# PROMPT
Word for word, transcribe the lines below and drop the pictures.
►
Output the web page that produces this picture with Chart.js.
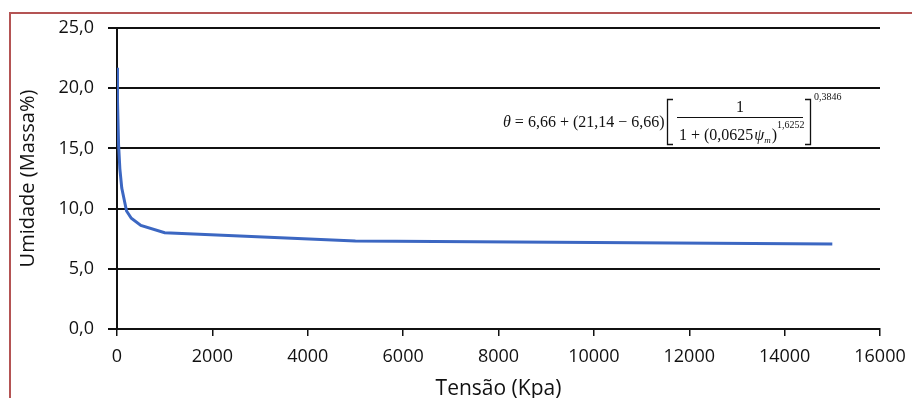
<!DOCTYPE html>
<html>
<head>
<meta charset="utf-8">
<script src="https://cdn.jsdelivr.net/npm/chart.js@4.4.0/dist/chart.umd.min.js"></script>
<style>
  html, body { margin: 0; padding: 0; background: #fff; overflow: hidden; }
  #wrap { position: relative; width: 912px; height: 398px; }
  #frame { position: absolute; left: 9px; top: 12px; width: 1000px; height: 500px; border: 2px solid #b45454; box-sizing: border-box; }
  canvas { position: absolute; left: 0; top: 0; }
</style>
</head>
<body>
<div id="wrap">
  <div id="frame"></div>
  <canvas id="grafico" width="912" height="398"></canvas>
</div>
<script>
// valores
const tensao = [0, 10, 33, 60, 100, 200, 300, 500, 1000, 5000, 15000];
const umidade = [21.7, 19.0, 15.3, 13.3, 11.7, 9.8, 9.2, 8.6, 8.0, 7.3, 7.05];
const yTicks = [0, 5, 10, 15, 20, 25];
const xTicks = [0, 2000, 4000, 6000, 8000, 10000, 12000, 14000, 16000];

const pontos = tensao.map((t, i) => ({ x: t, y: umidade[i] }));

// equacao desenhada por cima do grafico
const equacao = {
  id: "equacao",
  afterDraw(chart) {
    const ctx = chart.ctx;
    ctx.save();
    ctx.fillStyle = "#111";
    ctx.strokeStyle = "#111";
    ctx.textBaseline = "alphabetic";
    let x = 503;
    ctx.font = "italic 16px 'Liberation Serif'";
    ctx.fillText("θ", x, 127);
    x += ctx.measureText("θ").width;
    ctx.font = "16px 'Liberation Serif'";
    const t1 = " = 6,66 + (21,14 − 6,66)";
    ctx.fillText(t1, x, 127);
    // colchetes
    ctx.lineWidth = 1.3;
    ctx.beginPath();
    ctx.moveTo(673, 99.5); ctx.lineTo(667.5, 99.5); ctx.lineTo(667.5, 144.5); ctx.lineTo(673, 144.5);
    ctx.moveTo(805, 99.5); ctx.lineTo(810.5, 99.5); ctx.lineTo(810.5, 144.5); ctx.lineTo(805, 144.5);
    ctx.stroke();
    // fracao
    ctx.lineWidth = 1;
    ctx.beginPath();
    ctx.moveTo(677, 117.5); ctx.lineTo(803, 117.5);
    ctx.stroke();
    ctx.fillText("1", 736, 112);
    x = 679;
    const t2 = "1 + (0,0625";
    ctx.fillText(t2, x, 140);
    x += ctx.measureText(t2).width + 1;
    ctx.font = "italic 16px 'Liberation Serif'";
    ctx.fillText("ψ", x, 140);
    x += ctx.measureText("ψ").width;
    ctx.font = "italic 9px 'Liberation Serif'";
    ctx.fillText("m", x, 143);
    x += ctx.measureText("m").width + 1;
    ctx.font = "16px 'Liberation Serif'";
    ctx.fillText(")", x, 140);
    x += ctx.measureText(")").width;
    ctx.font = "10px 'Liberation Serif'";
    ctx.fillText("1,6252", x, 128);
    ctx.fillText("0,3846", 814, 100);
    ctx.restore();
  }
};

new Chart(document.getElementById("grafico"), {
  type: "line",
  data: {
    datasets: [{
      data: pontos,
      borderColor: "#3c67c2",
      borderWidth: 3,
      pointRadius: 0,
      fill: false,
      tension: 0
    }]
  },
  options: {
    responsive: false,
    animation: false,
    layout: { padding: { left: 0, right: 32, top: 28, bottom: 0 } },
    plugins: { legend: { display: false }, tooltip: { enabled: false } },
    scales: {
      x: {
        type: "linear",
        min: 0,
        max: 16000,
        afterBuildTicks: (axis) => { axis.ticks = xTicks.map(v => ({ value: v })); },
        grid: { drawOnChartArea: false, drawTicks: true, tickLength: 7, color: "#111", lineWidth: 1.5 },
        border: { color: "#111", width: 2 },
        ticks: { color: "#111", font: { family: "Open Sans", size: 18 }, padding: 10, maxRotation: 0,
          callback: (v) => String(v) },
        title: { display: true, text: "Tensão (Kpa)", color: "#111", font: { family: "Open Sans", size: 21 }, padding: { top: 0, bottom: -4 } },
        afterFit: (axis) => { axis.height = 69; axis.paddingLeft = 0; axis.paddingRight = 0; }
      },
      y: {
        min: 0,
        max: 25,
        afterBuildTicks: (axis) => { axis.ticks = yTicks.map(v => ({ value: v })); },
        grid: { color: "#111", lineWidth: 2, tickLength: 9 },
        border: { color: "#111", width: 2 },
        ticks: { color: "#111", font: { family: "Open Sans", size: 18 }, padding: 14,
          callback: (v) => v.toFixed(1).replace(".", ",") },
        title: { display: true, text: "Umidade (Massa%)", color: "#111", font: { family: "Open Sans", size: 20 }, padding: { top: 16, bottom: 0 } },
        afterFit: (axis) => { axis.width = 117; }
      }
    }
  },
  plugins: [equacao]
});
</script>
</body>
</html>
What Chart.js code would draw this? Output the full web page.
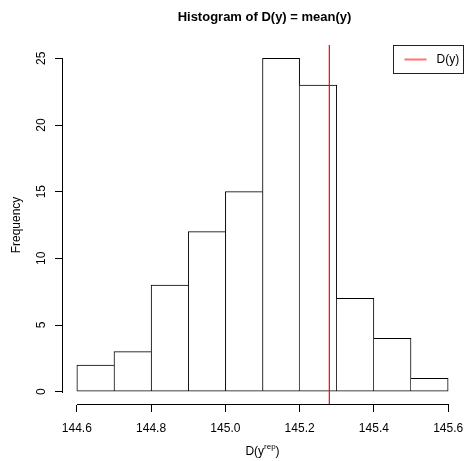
◄
# ANSWER TO THIS TASK
Output the web page that produces this picture with Chart.js.
<!DOCTYPE html>
<html>
<head>
<meta charset="utf-8">
<script src="https://cdn.jsdelivr.net/npm/chart.js@4.4.0/dist/chart.umd.min.js"></script>
<style>
  html, body { margin: 0; padding: 0; background: #fff; overflow: hidden; }
  #wrap { position: relative; width: 912px; height: 398px; }
  #frame { position: absolute; left: 9px; top: 12px; width: 1000px; height: 500px; border: 2px solid #b45454; box-sizing: border-box; }
  canvas { position: absolute; left: 0; top: 0; }
</style>
</head>
<body>
<div id="wrap">
  <div id="frame"></div>
  <canvas id="grafico" width="912" height="398"></canvas>
</div>
<script>
// valores
const tensao = [0, 10, 33, 60, 100, 200, 300, 500, 1000, 5000, 15000];
const umidade = [21.7, 19.0, 15.3, 13.3, 11.7, 9.8, 9.2, 8.6, 8.0, 7.3, 7.05];
const yTicks = [0, 5, 10, 15, 20, 25];
const xTicks = [0, 2000, 4000, 6000, 8000, 10000, 12000, 14000, 16000];

const pontos = tensao.map((t, i) => ({ x: t, y: umidade[i] }));

// equacao desenhada por cima do grafico
const equacao = {
  id: "equacao",
  afterDraw(chart) {
    const ctx = chart.ctx;
    ctx.save();
    ctx.fillStyle = "#111";
    ctx.strokeStyle = "#111";
    ctx.textBaseline = "alphabetic";
    let x = 503;
    ctx.font = "italic 16px 'Liberation Serif'";
    ctx.fillText("θ", x, 127);
    x += ctx.measureText("θ").width;
    ctx.font = "16px 'Liberation Serif'";
    const t1 = " = 6,66 + (21,14 − 6,66)";
    ctx.fillText(t1, x, 127);
    // colchetes
    ctx.lineWidth = 1.3;
    ctx.beginPath();
    ctx.moveTo(673, 99.5); ctx.lineTo(667.5, 99.5); ctx.lineTo(667.5, 144.5); ctx.lineTo(673, 144.5);
    ctx.moveTo(805, 99.5); ctx.lineTo(810.5, 99.5); ctx.lineTo(810.5, 144.5); ctx.lineTo(805, 144.5);
    ctx.stroke();
    // fracao
    ctx.lineWidth = 1;
    ctx.beginPath();
    ctx.moveTo(677, 117.5); ctx.lineTo(803, 117.5);
    ctx.stroke();
    ctx.fillText("1", 736, 112);
    x = 679;
    const t2 = "1 + (0,0625";
    ctx.fillText(t2, x, 140);
    x += ctx.measureText(t2).width + 1;
    ctx.font = "italic 16px 'Liberation Serif'";
    ctx.fillText("ψ", x, 140);
    x += ctx.measureText("ψ").width;
    ctx.font = "italic 9px 'Liberation Serif'";
    ctx.fillText("m", x, 143);
    x += ctx.measureText("m").width + 1;
    ctx.font = "16px 'Liberation Serif'";
    ctx.fillText(")", x, 140);
    x += ctx.measureText(")").width;
    ctx.font = "10px 'Liberation Serif'";
    ctx.fillText("1,6252", x, 128);
    ctx.fillText("0,3846", 814, 100);
    ctx.restore();
  }
};

new Chart(document.getElementById("grafico"), {
  type: "line",
  data: {
    datasets: [{
      data: pontos,
      borderColor: "#3c67c2",
      borderWidth: 3,
      pointRadius: 0,
      fill: false,
      tension: 0
    }]
  },
  options: {
    responsive: false,
    animation: false,
    layout: { padding: { left: 0, right: 32, top: 28, bottom: 0 } },
    plugins: { legend: { display: false }, tooltip: { enabled: false } },
    scales: {
      x: {
        type: "linear",
        min: 0,
        max: 16000,
        afterBuildTicks: (axis) => { axis.ticks = xTicks.map(v => ({ value: v })); },
        grid: { drawOnChartArea: false, drawTicks: true, tickLength: 7, color: "#111", lineWidth: 1.5 },
        border: { color: "#111", width: 2 },
        ticks: { color: "#111", font: { family: "Open Sans", size: 18 }, padding: 10, maxRotation: 0,
          callback: (v) => String(v) },
        title: { display: true, text: "Tensão (Kpa)", color: "#111", font: { family: "Open Sans", size: 21 }, padding: { top: 0, bottom: -4 } },
        afterFit: (axis) => { axis.height = 69; axis.paddingLeft = 0; axis.paddingRight = 0; }
      },
      y: {
        min: 0,
        max: 25,
        afterBuildTicks: (axis) => { axis.ticks = yTicks.map(v => ({ value: v })); },
        grid: { color: "#111", lineWidth: 2, tickLength: 9 },
        border: { color: "#111", width: 2 },
        ticks: { color: "#111", font: { family: "Open Sans", size: 18 }, padding: 14,
          callback: (v) => v.toFixed(1).replace(".", ",") },
        title: { display: true, text: "Umidade (Massa%)", color: "#111", font: { family: "Open Sans", size: 20 }, padding: { top: 16, bottom: 0 } },
        afterFit: (axis) => { axis.width = 117; }
      }
    }
  },
  plugins: [equacao]
});
</script>
</body>
</html>
What Chart.js code would draw this? Output the full web page.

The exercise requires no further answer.